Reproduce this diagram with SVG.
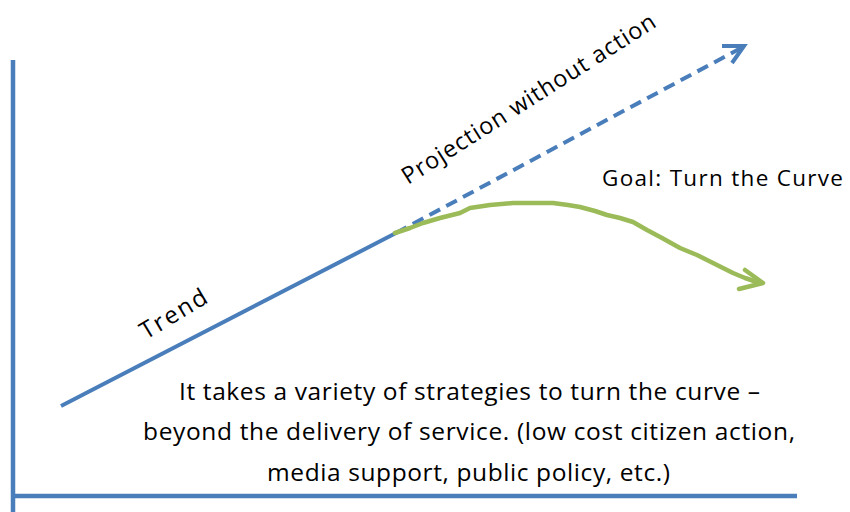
<svg xmlns="http://www.w3.org/2000/svg" width="850" height="512" viewBox="0 0 850 512">
<style>
.ax{stroke:#4A7EBB;stroke-width:4.5;fill:none}
.bl{stroke:#4A7EBB;stroke-width:4;fill:none;stroke-linecap:butt}
.gr{stroke:#9BBB59;stroke-width:4.5;fill:none;stroke-linejoin:round;stroke-linecap:round}
.t{font-family:"Open Sans","Liberation Sans",sans-serif;fill:#000}
</style>
<rect width="850" height="512" fill="#fff"/>
<g id="axes">
<line class="ax" x1="13" y1="60" x2="13" y2="512"/>
<line class="ax" x1="11" y1="496" x2="797" y2="496"/>
</g>
<g id="connectors">
<line id="trend-line" class="bl" x1="61" y1="406" x2="396" y2="233"/>
<g id="projection-line">
<line class="bl" x1="396" y1="233" x2="741" y2="48" stroke-dasharray="12 7"/>
<polyline class="bl" points="722,46 744,46 732,63" stroke-linejoin="miter" stroke-linecap="round"/>
</g>
<g id="goal-curve">
<path class="gr" d="M395,233 L410,228 L423,223 L440,218 L460,213 L470,208 L490,205 L513,203 L535,203 L553,203 L568,205 L580,207 L595,211 L607,215 L620,218 L633,222 L647,230 L662,238 L680,248 L697,255 L713,263 L733,273 L745,278 L757,282"/>
<polyline class="gr" points="745,270 763,283 739,289"/>
</g>
</g>
<g id="label-trend"><text class="t" font-size="24" transform="translate(146,340) rotate(-31)" textLength="74">Trend</text></g>
<g id="label-projection"><text class="t" font-size="23.5" transform="translate(408,185) rotate(-32.5)" textLength="296">Projection without action</text></g>
<g id="label-goal"><text class="t" font-size="22.5" x="602" y="186" textLength="241">Goal: Turn the Curve</text></g>
<g id="label-note" class="t" font-size="24.5" text-anchor="middle">
<text x="469.5" y="400" textLength="581">It takes a variety of strategies to turn the curve –</text>
<text x="469" y="440" textLength="652">beyond the delivery of service. (low cost citizen action,</text>
<text x="468.5" y="481" textLength="403">media support, public policy, etc.)</text>
</g>
</svg>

▸ What is expected: Copy every line of the data exactly as written, excluding the pictures.

▸ Exercise result:
Reproduce this diagram with SVG.
<svg xmlns="http://www.w3.org/2000/svg" width="850" height="512" viewBox="0 0 850 512">
<style>
.ax{stroke:#4A7EBB;stroke-width:4.5;fill:none}
.bl{stroke:#4A7EBB;stroke-width:4;fill:none;stroke-linecap:butt}
.gr{stroke:#9BBB59;stroke-width:4.5;fill:none;stroke-linejoin:round;stroke-linecap:round}
.t{font-family:"Open Sans","Liberation Sans",sans-serif;fill:#000}
</style>
<rect width="850" height="512" fill="#fff"/>
<g id="axes">
<line class="ax" x1="13" y1="60" x2="13" y2="512"/>
<line class="ax" x1="11" y1="496" x2="797" y2="496"/>
</g>
<g id="connectors">
<line id="trend-line" class="bl" x1="61" y1="406" x2="396" y2="233"/>
<g id="projection-line">
<line class="bl" x1="396" y1="233" x2="741" y2="48" stroke-dasharray="12 7"/>
<polyline class="bl" points="722,46 744,46 732,63" stroke-linejoin="miter" stroke-linecap="round"/>
</g>
<g id="goal-curve">
<path class="gr" d="M395,233 L410,228 L423,223 L440,218 L460,213 L470,208 L490,205 L513,203 L535,203 L553,203 L568,205 L580,207 L595,211 L607,215 L620,218 L633,222 L647,230 L662,238 L680,248 L697,255 L713,263 L733,273 L745,278 L757,282"/>
<polyline class="gr" points="745,270 763,283 739,289"/>
</g>
</g>
<g id="label-trend"><text class="t" font-size="24" transform="translate(146,340) rotate(-31)" textLength="74">Trend</text></g>
<g id="label-projection"><text class="t" font-size="23.5" transform="translate(408,185) rotate(-32.5)" textLength="296">Projection without action</text></g>
<g id="label-goal"><text class="t" font-size="22.5" x="602" y="186" textLength="241">Goal: Turn the Curve</text></g>
<g id="label-note" class="t" font-size="24.5" text-anchor="middle">
<text x="469.5" y="400" textLength="581">It takes a variety of strategies to turn the curve –</text>
<text x="469" y="440" textLength="652">beyond the delivery of service. (low cost citizen action,</text>
<text x="468.5" y="481" textLength="403">media support, public policy, etc.)</text>
</g>
</svg>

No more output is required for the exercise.